A = np.random.normal(0.02, 1, size=(4, 100, 2)).reshape(-1).cumsum().reshape(4, -1, 2)
x_names = ['A', 'B', 'C', 'D']
hue_names = ['x', 'y']
dim1, dim2, dim3 = np.meshgrid(x_names, np.arange(A.shape[1]), hue_names, indexing='ij')
sns.boxplot(x=dim1.ravel(), y=A.ravel(), hue=dim3.ravel())

plt.tight_layout()
plt.show()

boxplot from 3d array

To create a dataframe, the code could look like the following. Note that the numeric second dimension isn't needed explicitly for the boxplot.

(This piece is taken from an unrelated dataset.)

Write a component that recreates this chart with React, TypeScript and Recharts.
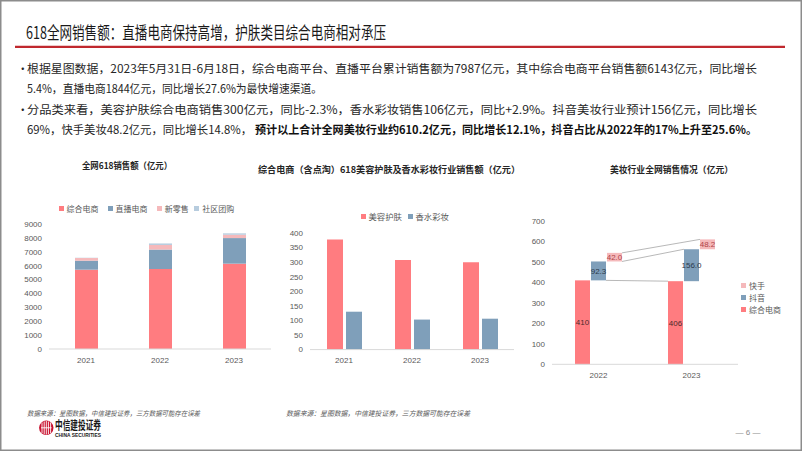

df = pd.DataFrame({'dim1': dim1.ravel(),
                   'dim2': dim2.ravel(),
                   'dim3': dim3.ravel(),
                   'A': A.ravel()})

# some tests to be sure that the 3D array has been interpreted well
assert (A[0, :, 0].sum() == df[(df['dim1'] == 'A') & (df['dim3'] == 'x')]['values'].sum())
assert (A[2, :, 1].sum() == df[(df['dim1'] == 'C') & (df['dim3'] == 'y')]['values'].sum())

sns.boxplot(data=df, x='dim1', y='A', hue='dim3')

If the array or the names are very long, working fully numeric would use less memory and speed things up:

import matplotlib.pyplot as plt
import seaborn as sns
import numpy as np

A = np.random.normal(0.01, 1, size=(10, 1000, 2)).reshape(-1).cumsum().reshape(10, -1, 2)
dim1, dim2, dim3 = np.meshgrid(np.arange(A.shape[0]), np.arange(A.shape[1]), np.arange(A.shape[2]), indexing='ij')
sns.set_style('whitegrid')
ax = sns.boxplot(x=dim1.ravel(), y=A.ravel(), hue=dim3.ravel(), palette='spring')
ax.set_xticklabels(["alpha", "beta", "gamma", "delta", "epsilon", "zeta", "eta", "theta", "iota", "kappa"])
ax.legend(handles=ax.legend_.legendHandles, labels=['2019-2020', '2020-2021'], title='Year')
sns.despine()
plt.tight_layout()
plt.show()

longer example for sns.boxplot from a 3d array

JohanC
  • 71,591
  • 8
  • 33
  • 66